[WORK REQUIRED]
Restate the material word for word and leave out anything that is a picture.

[INFORMATION SUPPLIED]
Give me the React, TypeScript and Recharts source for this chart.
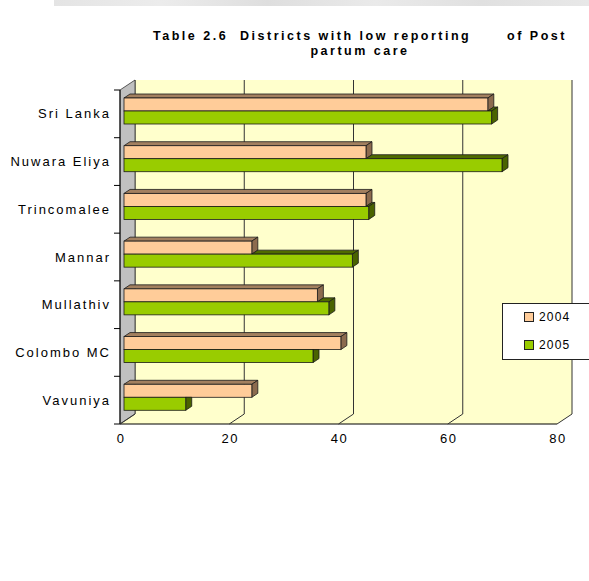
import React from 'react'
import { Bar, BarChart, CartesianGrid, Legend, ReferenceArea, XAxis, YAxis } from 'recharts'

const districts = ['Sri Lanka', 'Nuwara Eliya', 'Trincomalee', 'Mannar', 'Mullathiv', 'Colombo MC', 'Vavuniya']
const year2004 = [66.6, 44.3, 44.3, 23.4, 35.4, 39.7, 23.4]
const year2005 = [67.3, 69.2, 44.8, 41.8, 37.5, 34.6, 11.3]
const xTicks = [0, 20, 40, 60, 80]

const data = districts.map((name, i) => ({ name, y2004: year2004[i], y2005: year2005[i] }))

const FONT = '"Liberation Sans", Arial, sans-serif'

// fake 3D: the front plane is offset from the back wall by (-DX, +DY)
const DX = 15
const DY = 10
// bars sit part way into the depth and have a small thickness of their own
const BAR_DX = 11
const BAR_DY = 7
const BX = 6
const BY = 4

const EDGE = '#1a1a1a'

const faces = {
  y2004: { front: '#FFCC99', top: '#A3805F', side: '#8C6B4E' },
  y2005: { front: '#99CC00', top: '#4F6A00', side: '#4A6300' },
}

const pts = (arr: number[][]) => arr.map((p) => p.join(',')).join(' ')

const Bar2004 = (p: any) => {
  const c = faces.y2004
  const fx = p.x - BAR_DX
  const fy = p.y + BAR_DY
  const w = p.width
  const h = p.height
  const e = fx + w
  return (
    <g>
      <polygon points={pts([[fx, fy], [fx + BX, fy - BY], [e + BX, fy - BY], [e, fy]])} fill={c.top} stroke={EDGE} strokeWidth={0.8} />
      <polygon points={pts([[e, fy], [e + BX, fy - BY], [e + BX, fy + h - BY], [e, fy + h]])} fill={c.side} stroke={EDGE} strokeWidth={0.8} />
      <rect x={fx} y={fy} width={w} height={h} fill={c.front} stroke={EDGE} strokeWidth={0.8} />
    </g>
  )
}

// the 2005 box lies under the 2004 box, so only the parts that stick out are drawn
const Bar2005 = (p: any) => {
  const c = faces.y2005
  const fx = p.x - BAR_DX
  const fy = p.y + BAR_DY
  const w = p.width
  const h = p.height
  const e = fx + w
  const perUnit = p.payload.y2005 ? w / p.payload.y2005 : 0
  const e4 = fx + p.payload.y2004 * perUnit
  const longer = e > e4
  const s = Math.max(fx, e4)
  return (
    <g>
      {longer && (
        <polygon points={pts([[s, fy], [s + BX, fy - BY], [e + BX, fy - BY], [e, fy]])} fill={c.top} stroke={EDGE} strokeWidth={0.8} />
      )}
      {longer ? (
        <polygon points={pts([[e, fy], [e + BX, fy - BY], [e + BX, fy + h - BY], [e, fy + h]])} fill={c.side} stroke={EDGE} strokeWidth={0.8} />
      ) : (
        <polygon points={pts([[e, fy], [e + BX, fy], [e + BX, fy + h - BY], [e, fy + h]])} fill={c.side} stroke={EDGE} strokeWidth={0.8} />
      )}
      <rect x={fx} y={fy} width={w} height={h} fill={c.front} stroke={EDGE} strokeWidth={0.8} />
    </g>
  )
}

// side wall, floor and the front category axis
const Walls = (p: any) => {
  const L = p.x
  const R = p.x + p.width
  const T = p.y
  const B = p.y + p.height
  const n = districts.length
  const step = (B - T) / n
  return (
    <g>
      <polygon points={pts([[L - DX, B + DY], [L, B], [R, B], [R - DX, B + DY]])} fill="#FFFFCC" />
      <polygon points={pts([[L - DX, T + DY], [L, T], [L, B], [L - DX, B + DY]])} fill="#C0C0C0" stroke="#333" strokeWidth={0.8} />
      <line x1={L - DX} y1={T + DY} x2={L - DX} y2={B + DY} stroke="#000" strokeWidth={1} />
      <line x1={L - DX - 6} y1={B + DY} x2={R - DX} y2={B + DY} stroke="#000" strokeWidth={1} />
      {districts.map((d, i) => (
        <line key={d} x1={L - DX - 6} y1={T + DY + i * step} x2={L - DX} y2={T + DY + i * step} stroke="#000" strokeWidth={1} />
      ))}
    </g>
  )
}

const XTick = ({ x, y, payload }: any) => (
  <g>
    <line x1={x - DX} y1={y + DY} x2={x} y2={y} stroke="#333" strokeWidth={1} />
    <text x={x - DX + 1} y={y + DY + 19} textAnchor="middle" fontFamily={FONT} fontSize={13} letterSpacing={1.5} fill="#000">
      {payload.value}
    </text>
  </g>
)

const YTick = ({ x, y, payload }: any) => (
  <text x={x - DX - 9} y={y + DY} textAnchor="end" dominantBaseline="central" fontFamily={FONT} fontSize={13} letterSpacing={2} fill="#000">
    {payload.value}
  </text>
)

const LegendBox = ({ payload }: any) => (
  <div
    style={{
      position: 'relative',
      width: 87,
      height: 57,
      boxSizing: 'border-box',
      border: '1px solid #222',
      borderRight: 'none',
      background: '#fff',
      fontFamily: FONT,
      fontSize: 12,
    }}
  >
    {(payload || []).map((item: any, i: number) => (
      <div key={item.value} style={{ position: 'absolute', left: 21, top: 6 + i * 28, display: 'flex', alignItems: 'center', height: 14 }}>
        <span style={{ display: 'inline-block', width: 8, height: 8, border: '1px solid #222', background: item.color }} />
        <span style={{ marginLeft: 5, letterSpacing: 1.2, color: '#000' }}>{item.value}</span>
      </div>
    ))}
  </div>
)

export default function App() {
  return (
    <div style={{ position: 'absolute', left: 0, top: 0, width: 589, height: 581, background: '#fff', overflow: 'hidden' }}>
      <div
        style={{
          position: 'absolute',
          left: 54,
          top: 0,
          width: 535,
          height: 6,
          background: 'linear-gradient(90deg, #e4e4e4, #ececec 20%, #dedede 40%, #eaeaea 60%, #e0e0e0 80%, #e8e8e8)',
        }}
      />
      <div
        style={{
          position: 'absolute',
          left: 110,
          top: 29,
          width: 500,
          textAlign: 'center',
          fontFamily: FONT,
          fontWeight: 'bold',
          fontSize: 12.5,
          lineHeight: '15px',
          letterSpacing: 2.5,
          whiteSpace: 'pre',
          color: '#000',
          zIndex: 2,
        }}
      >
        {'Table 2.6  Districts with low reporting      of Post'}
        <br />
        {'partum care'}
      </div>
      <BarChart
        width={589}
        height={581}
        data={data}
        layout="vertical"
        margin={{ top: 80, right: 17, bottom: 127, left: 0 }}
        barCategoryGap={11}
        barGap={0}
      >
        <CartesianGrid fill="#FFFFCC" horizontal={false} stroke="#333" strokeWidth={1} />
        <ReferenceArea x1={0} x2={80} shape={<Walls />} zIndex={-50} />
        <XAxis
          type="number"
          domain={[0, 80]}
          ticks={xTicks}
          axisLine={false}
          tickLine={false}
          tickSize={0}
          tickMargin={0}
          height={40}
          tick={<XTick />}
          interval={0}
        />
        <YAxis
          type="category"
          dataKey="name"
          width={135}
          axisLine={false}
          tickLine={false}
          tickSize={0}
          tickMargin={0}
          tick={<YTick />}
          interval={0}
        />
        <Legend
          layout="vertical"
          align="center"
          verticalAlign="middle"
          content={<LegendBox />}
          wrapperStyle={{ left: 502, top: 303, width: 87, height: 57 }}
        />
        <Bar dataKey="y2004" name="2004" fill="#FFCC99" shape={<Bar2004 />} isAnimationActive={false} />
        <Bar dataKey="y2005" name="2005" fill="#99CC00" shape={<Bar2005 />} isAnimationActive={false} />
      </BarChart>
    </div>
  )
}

[ANSWER TO THE PROBLEM]
Give me the React, TypeScript and Recharts source for this chart.
import React from 'react'
import { Bar, BarChart, CartesianGrid, Legend, ReferenceArea, XAxis, YAxis } from 'recharts'

const districts = ['Sri Lanka', 'Nuwara Eliya', 'Trincomalee', 'Mannar', 'Mullathiv', 'Colombo MC', 'Vavuniya']
const year2004 = [66.6, 44.3, 44.3, 23.4, 35.4, 39.7, 23.4]
const year2005 = [67.3, 69.2, 44.8, 41.8, 37.5, 34.6, 11.3]
const xTicks = [0, 20, 40, 60, 80]

const data = districts.map((name, i) => ({ name, y2004: year2004[i], y2005: year2005[i] }))

const FONT = '"Liberation Sans", Arial, sans-serif'

// fake 3D: the front plane is offset from the back wall by (-DX, +DY)
const DX = 15
const DY = 10
// bars sit part way into the depth and have a small thickness of their own
const BAR_DX = 11
const BAR_DY = 7
const BX = 6
const BY = 4

const EDGE = '#1a1a1a'

const faces = {
  y2004: { front: '#FFCC99', top: '#A3805F', side: '#8C6B4E' },
  y2005: { front: '#99CC00', top: '#4F6A00', side: '#4A6300' },
}

const pts = (arr: number[][]) => arr.map((p) => p.join(',')).join(' ')

const Bar2004 = (p: any) => {
  const c = faces.y2004
  const fx = p.x - BAR_DX
  const fy = p.y + BAR_DY
  const w = p.width
  const h = p.height
  const e = fx + w
  return (
    <g>
      <polygon points={pts([[fx, fy], [fx + BX, fy - BY], [e + BX, fy - BY], [e, fy]])} fill={c.top} stroke={EDGE} strokeWidth={0.8} />
      <polygon points={pts([[e, fy], [e + BX, fy - BY], [e + BX, fy + h - BY], [e, fy + h]])} fill={c.side} stroke={EDGE} strokeWidth={0.8} />
      <rect x={fx} y={fy} width={w} height={h} fill={c.front} stroke={EDGE} strokeWidth={0.8} />
    </g>
  )
}

// the 2005 box lies under the 2004 box, so only the parts that stick out are drawn
const Bar2005 = (p: any) => {
  const c = faces.y2005
  const fx = p.x - BAR_DX
  const fy = p.y + BAR_DY
  const w = p.width
  const h = p.height
  const e = fx + w
  const perUnit = p.payload.y2005 ? w / p.payload.y2005 : 0
  const e4 = fx + p.payload.y2004 * perUnit
  const longer = e > e4
  const s = Math.max(fx, e4)
  return (
    <g>
      {longer && (
        <polygon points={pts([[s, fy], [s + BX, fy - BY], [e + BX, fy - BY], [e, fy]])} fill={c.top} stroke={EDGE} strokeWidth={0.8} />
      )}
      {longer ? (
        <polygon points={pts([[e, fy], [e + BX, fy - BY], [e + BX, fy + h - BY], [e, fy + h]])} fill={c.side} stroke={EDGE} strokeWidth={0.8} />
      ) : (
        <polygon points={pts([[e, fy], [e + BX, fy], [e + BX, fy + h - BY], [e, fy + h]])} fill={c.side} stroke={EDGE} strokeWidth={0.8} />
      )}
      <rect x={fx} y={fy} width={w} height={h} fill={c.front} stroke={EDGE} strokeWidth={0.8} />
    </g>
  )
}

// side wall, floor and the front category axis
const Walls = (p: any) => {
  const L = p.x
  const R = p.x + p.width
  const T = p.y
  const B = p.y + p.height
  const n = districts.length
  const step = (B - T) / n
  return (
    <g>
      <polygon points={pts([[L - DX, B + DY], [L, B], [R, B], [R - DX, B + DY]])} fill="#FFFFCC" />
      <polygon points={pts([[L - DX, T + DY], [L, T], [L, B], [L - DX, B + DY]])} fill="#C0C0C0" stroke="#333" strokeWidth={0.8} />
      <line x1={L - DX} y1={T + DY} x2={L - DX} y2={B + DY} stroke="#000" strokeWidth={1} />
      <line x1={L - DX - 6} y1={B + DY} x2={R - DX} y2={B + DY} stroke="#000" strokeWidth={1} />
      {districts.map((d, i) => (
        <line key={d} x1={L - DX - 6} y1={T + DY + i * step} x2={L - DX} y2={T + DY + i * step} stroke="#000" strokeWidth={1} />
      ))}
    </g>
  )
}

const XTick = ({ x, y, payload }: any) => (
  <g>
    <line x1={x - DX} y1={y + DY} x2={x} y2={y} stroke="#333" strokeWidth={1} />
    <text x={x - DX + 1} y={y + DY + 19} textAnchor="middle" fontFamily={FONT} fontSize={13} letterSpacing={1.5} fill="#000">
      {payload.value}
    </text>
  </g>
)

const YTick = ({ x, y, payload }: any) => (
  <text x={x - DX - 9} y={y + DY} textAnchor="end" dominantBaseline="central" fontFamily={FONT} fontSize={13} letterSpacing={2} fill="#000">
    {payload.value}
  </text>
)

const LegendBox = ({ payload }: any) => (
  <div
    style={{
      position: 'relative',
      width: 87,
      height: 57,
      boxSizing: 'border-box',
      border: '1px solid #222',
      borderRight: 'none',
      background: '#fff',
      fontFamily: FONT,
      fontSize: 12,
    }}
  >
    {(payload || []).map((item: any, i: number) => (
      <div key={item.value} style={{ position: 'absolute', left: 21, top: 6 + i * 28, display: 'flex', alignItems: 'center', height: 14 }}>
        <span style={{ display: 'inline-block', width: 8, height: 8, border: '1px solid #222', background: item.color }} />
        <span style={{ marginLeft: 5, letterSpacing: 1.2, color: '#000' }}>{item.value}</span>
      </div>
    ))}
  </div>
)

export default function App() {
  return (
    <div style={{ position: 'absolute', left: 0, top: 0, width: 589, height: 581, background: '#fff', overflow: 'hidden' }}>
      <div
        style={{
          position: 'absolute',
          left: 54,
          top: 0,
          width: 535,
          height: 6,
          background: 'linear-gradient(90deg, #e4e4e4, #ececec 20%, #dedede 40%, #eaeaea 60%, #e0e0e0 80%, #e8e8e8)',
        }}
      />
      <div
        style={{
          position: 'absolute',
          left: 110,
          top: 29,
          width: 500,
          textAlign: 'center',
          fontFamily: FONT,
          fontWeight: 'bold',
          fontSize: 12.5,
          lineHeight: '15px',
          letterSpacing: 2.5,
          whiteSpace: 'pre',
          color: '#000',
          zIndex: 2,
        }}
      >
        {'Table 2.6  Districts with low reporting      of Post'}
        <br />
        {'partum care'}
      </div>
      <BarChart
        width={589}
        height={581}
        data={data}
        layout="vertical"
        margin={{ top: 80, right: 17, bottom: 127, left: 0 }}
        barCategoryGap={11}
        barGap={0}
      >
        <CartesianGrid fill="#FFFFCC" horizontal={false} stroke="#333" strokeWidth={1} />
        <ReferenceArea x1={0} x2={80} shape={<Walls />} zIndex={-50} />
        <XAxis
          type="number"
          domain={[0, 80]}
          ticks={xTicks}
          axisLine={false}
          tickLine={false}
          tickSize={0}
          tickMargin={0}
          height={40}
          tick={<XTick />}
          interval={0}
        />
        <YAxis
          type="category"
          dataKey="name"
          width={135}
          axisLine={false}
          tickLine={false}
          tickSize={0}
          tickMargin={0}
          tick={<YTick />}
          interval={0}
        />
        <Legend
          layout="vertical"
          align="center"
          verticalAlign="middle"
          content={<LegendBox />}
          wrapperStyle={{ left: 502, top: 303, width: 87, height: 57 }}
        />
        <Bar dataKey="y2004" name="2004" fill="#FFCC99" shape={<Bar2004 />} isAnimationActive={false} />
        <Bar dataKey="y2005" name="2005" fill="#99CC00" shape={<Bar2005 />} isAnimationActive={false} />
      </BarChart>
    </div>
  )
}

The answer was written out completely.